Rose George

The rat as hero

After adopting two baby rats as pets, Joe Shute slowly overcomes his aversion and learns to appreciate the intelligence of creatures that are really quite like us

Holy rats at the Karni Mata temple in Deshnoke, Rajasthan. [Getty Images] 
issue 06 April 2024

Behold rat. Behold the magnificent, clever creature as it runs from the bin you have just opened or disappears into the nearest bush. Behold rat as it is cut open or drugged or injected to improve your health in the name of science, as many millions of its peers have been. Behold rat – though you may find that tricky, because the old adage that you are never more than six feet away from a rat is comprehensively skewered in this wonderful, charming book. Wonderful? Charming? Rats?

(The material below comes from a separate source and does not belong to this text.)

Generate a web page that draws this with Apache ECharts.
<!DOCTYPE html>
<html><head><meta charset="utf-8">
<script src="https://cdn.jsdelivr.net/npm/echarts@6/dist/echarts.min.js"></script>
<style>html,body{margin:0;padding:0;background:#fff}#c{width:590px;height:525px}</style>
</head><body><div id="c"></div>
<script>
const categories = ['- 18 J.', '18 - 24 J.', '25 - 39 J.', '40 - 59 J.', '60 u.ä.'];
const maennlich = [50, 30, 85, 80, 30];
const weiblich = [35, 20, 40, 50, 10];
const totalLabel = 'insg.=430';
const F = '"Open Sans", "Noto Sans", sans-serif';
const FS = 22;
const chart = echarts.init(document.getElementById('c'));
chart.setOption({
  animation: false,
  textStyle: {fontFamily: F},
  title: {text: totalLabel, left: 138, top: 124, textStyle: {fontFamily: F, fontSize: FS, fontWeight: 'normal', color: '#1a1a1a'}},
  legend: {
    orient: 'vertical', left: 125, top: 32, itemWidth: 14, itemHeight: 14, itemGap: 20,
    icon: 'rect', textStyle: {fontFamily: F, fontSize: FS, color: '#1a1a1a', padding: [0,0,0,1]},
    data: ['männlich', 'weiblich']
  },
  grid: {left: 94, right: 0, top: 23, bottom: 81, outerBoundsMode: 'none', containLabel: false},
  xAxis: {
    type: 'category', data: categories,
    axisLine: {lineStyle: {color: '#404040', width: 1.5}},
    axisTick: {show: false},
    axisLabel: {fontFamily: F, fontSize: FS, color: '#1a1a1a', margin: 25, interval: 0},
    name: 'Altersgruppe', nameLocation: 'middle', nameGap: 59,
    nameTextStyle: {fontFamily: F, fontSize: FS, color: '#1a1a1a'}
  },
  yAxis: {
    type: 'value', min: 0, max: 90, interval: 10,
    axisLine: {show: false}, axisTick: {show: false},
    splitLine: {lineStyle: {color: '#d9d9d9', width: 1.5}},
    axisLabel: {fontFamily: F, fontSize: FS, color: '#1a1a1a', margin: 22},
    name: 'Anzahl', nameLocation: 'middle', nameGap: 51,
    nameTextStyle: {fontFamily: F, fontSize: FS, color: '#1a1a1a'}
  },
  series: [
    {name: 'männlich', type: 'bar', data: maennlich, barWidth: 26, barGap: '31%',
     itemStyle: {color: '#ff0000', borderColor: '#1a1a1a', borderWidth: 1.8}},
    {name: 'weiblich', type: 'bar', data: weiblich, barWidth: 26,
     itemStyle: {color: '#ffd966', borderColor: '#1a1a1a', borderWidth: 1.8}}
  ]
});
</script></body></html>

Yes. Even Joe Shute, a man scared of the creatures, bravely takes two four-inch baby rats into his house and slowly grows to love them. He acknowledges that his fear is no less powerful for it having been socially instilled in him by a society that, for ignorant reasons, demonises rats. They are considered pests and vermin; but they are also animals that laugh when tickled and block their sleeping quarters to give themselves privacy. Shute’s pets Molly and Ermintrude are as compelling as his travels around the world of rats, which take him underground, of course, and also to meet modern rat-catchers with their ‘ratter’ dogs. In Tanzania, the astonishing Apopo rats clear minefields with their vastly superior olfactory sense, and are being used to sniff out TB on slides far faster and more successfully than humans.

Stowaway is an odd title. Yes, rats do stow away. I remember the rat guards – plastic barriers slotted onto the mooring ropes on a container ship I travelled on – although I can’t now recall whether they were to prevent rats coming aboard or leaving.